Donde Levin se decantaba por un monólogo interior que insinuaba la posibilidad de que la protagonista estuviese desquiciada, Polanski prefiere que el espectador vaya descubriendo, a la vez que Rosemary, el horror que se ha adueñado de su vida: como le ocurre a Rosemary, el espectador se toma al principio a chirigota los antecedentes tétricos del edificio donde se dispone a vivir; como le ocurre a Rosemary, la pareja de brujos magistralmente interpretada por Ruth Gordon y Sidney Blackmer se nos antoja tan sólo una pareja de vecinos cotillas.

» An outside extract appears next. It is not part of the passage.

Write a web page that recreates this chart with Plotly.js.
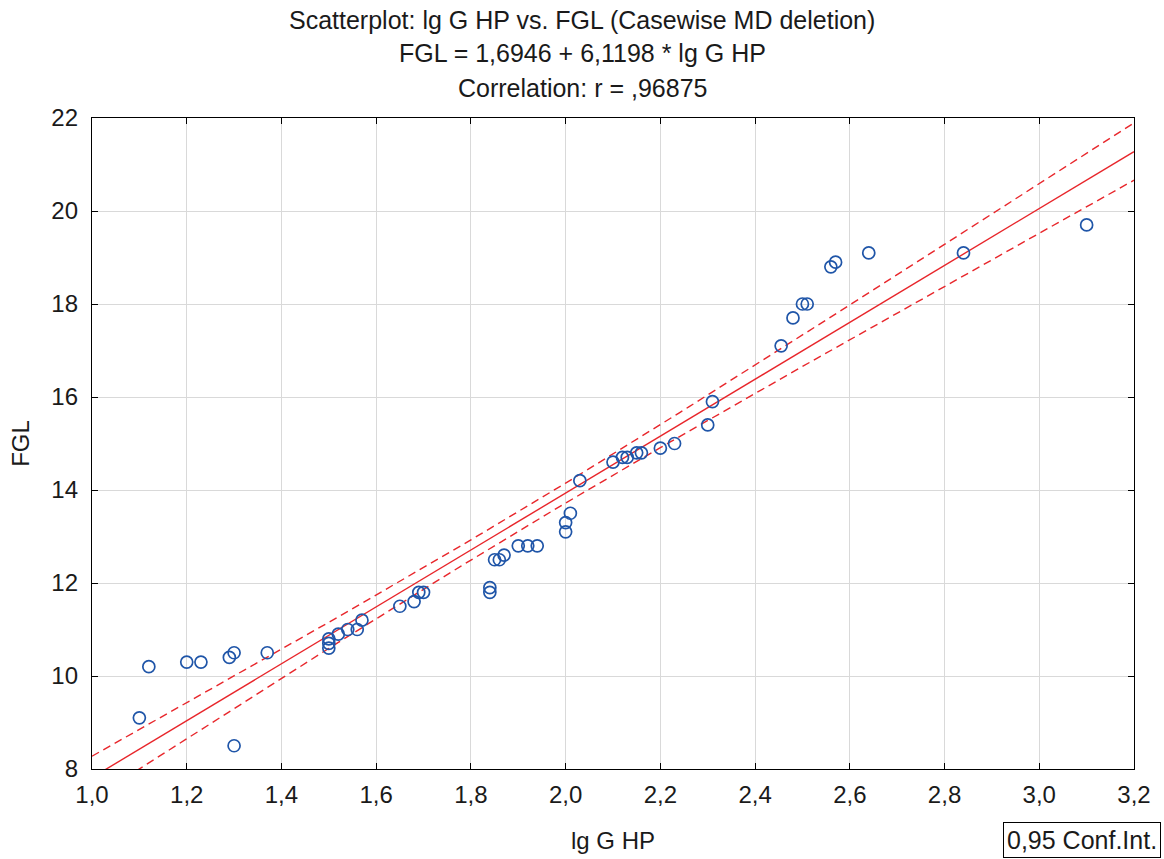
<!DOCTYPE html>
<html>
<head>
<meta charset="utf-8">
<script src="https://cdn.plot.ly/plotly-3.0.1.min.js"></script>
<style>html,body{margin:0;padding:0;background:#fff;}#chart{width:1164px;height:859px;}</style>
</head>
<body>
<div id="chart"></div>
<script>
const lgGHP = [1.10,1.12,1.20,1.23,1.29,1.30,1.30,1.37,1.50,1.50,1.50,1.52,1.54,1.56,1.57,1.65,1.68,1.69,1.70,1.84,1.84,1.85,1.86,1.87,1.90,1.92,1.94,2.00,2.00,2.01,2.03,2.10,2.12,2.13,2.15,2.16,2.20,2.23,2.30,2.31,2.455,2.48,2.50,2.51,2.56,2.57,2.64,2.84,3.10];
const FGL   = [9.1,10.2,10.3,10.3,10.4,10.5,8.5,10.5,10.8,10.7,10.6,10.9,11.0,11.0,11.2,11.5,11.6,11.8,11.8,11.9,11.8,12.5,12.5,12.6,12.8,12.8,12.8,13.1,13.3,13.5,14.2,14.6,14.7,14.7,14.8,14.8,14.9,15.0,15.4,15.9,17.1,17.7,18.0,18.0,18.8,18.9,19.1,19.1,19.7];

// Regression coefficients (from the chart title)
const intercept = 1.6946;
const slope = 6.1198;

// Title lines
const titleLines = ["Scatterplot: lg G HP vs. FGL (Casewise MD deletion)", "FGL = 1,6946 + 6,1198 * lg G HP", "Correlation: r = ,96875"];

// Axis ticks
const xTickVals = [1.0,1.2,1.4,1.6,1.8,2.0,2.2,2.4,2.6,2.8,3.0,3.2];
const xTickText = ["1,0","1,2","1,4","1,6","1,8","2,0","2,2","2,4","2,6","2,8","3,0","3,2"];
const yTickVals = [8,10,12,14,16,18,20,22];
const yTickText = ["8","10","12","14","16","18","20","22"];

// Fit line and 95% confidence band for the mean, from the data
const n = lgGHP.length;
const xbar = lgGHP.reduce((a,b)=>a+b,0)/n;
let sse = 0, sxx = 0;
for (let i=0;i<n;i++){ const r = FGL[i]-(intercept+slope*lgGHP[i]); sse += r*r; sxx += (lgGHP[i]-xbar)**2; }
const s = Math.sqrt(sse/(n-2));
const tcrit = 2.0117; // t(0.975, 47)
const lx=[], ly=[], lu=[], ll=[];
for (let k=0;k<=110;k++){
  const x = 1.0 + k*0.02;
  const yhat = intercept + slope*x;
  const h = tcrit*s*Math.sqrt(1/n + (x-xbar)**2/sxx);
  lx.push(x); ly.push(yhat); lu.push(yhat+h); ll.push(yhat-h);
}

const red = '#e8262b';
const blue = '#1f55a8';
const traces = [
  {x: lx, y: lu, mode:'lines', line:{color:red, width:1.4, dash:'8px,5px'}, hoverinfo:'skip'},
  {x: lx, y: ll, mode:'lines', line:{color:red, width:1.4, dash:'8px,5px'}, hoverinfo:'skip'},
  {x: lx, y: ly, mode:'lines', line:{color:red, width:1.4}, hoverinfo:'skip'},
  {x: lgGHP, y: FGL, mode:'markers', marker:{symbol:'circle-open', size:12, color:blue, line:{width:1.7, color:blue}}}
];

const font = "'Liberation Sans', Arial, sans-serif";
const txt = '#1a1a1a';
const plotH = 651;
function py(p){ return (769 - p)/plotH; } // pixel y -> paper y
function px(p){ return (p - 92)/1042; }  // pixel x -> paper x

const annotations = titleLines.map((t,i)=>({
  text:t, xref:'paper', yref:'paper', x:px(582), y:py([20,53,88][i]), xanchor:'center', yanchor:'middle',
  showarrow:false, font:{family:font, size:25, color:txt}
}));
annotations.push({text:'0,95 Conf.Int.', xref:'paper', yref:'paper', x:px(1161), y:py(822), xanchor:'right', yanchor:'top',
  showarrow:false, font:{family:font, size:25, color:txt}, bordercolor:'#000', borderwidth:1, borderpad:3, bgcolor:'#fff'});

const layout = {
  width:1164, height:859,
  margin:{l:92, r:30, t:118, b:90},
  showlegend:false,
  paper_bgcolor:'#fff', plot_bgcolor:'#fff',
  font:{family:font, size:23, color:txt},
  xaxis:{range:[1.0,3.2], tickmode:'array', tickvals:xTickVals, ticktext:xTickText,
         ticks:'inside', ticklen:6, tickcolor:'#000', mirror:'ticks', showline:true, linecolor:'#000', linewidth:1.2,
         showgrid:true, gridcolor:'#d9d9d9', gridwidth:1, zeroline:false, ticklabelstandoff:4,
         tickfont:{size:24, color:txt}, title:{text:'lg G HP', font:{size:24, color:txt}, standoff:25}},
  yaxis:{range:[8,22], tickmode:'array', tickvals:yTickVals, ticktext:yTickText,
         ticks:'inside', ticklen:6, tickcolor:'#000', mirror:'ticks', showline:true, linecolor:'#000', linewidth:1.2,
         showgrid:true, gridcolor:'#d9d9d9', gridwidth:1, zeroline:false, ticklabelstandoff:8,
         tickfont:{size:24, color:txt}, title:{text:'FGL', font:{size:24, color:txt}, standoff:14}},
  annotations: annotations
};
Plotly.newPlot('chart', traces, layout, {displayModeBar:false, staticPlot:true});
</script>
</body>
</html>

Nada de esto hubiese sido posible sin la interpretación lastimada y delicadísima de Mia Farrow

A continuación, notaremos con Rosemary que no fueron alucinaciones las que entrevió la noche en que quedó preñada; seguiremos con aprensión y zozobra las circunstancias poco tranquilizadoras de su embarazo; empezaremos a distinguir la perfidia de su marido (John Cassavetes), cuya carrera como actor empieza extrañamente a remontar.

Pero, después de lograr esta plena identificación del espectador con la protagonista, Polanski aún urdirá otra vuelta de tuerca, en una secuencia en la que alcanza la cima de su perverso talento. Ya casi parturienta, Rosemary acude al ginecólogo que ha dejado de visitar por recomendación de sus vecinos para exponerle sus temores entre raptos de histeria; cuando –con un criterio irreprochablemente racional– el ginecólogo no la crea, el espectador sentirá que desea, que necesita creer irracionalmente en Rosemary.

Posteriormente, todo este artificio sostenido sobre el perspectivismo y la ambigüedad alcanzará su clímax en una secuencia final demoledora, donde la resistencia de Rosemary se quiebra y claudica. Pero nada de esto hubiese sido posible sin la interpretación lastimada y delicadísima de Mia Farrow, cuya delgadez de frágil búcaro nos hace sentir más vivamente el monstruoso dolor que crece en sus entrañas.

Un dolor que tuvo su equivalencia en la vida real, pues durante la filmación de La semilla del diablo, el diablejo Frank Sinatra le comunicó su intención de divorciarse, concretamente cuando se rodaba la secuencia desgarradora en que Rosemary comunica a sus amigas los avatares de su traumático embarazo. Puro cinema verité de incógnito, para engrandecer todavía más una película supurante de un horror naturalista y cotidiano.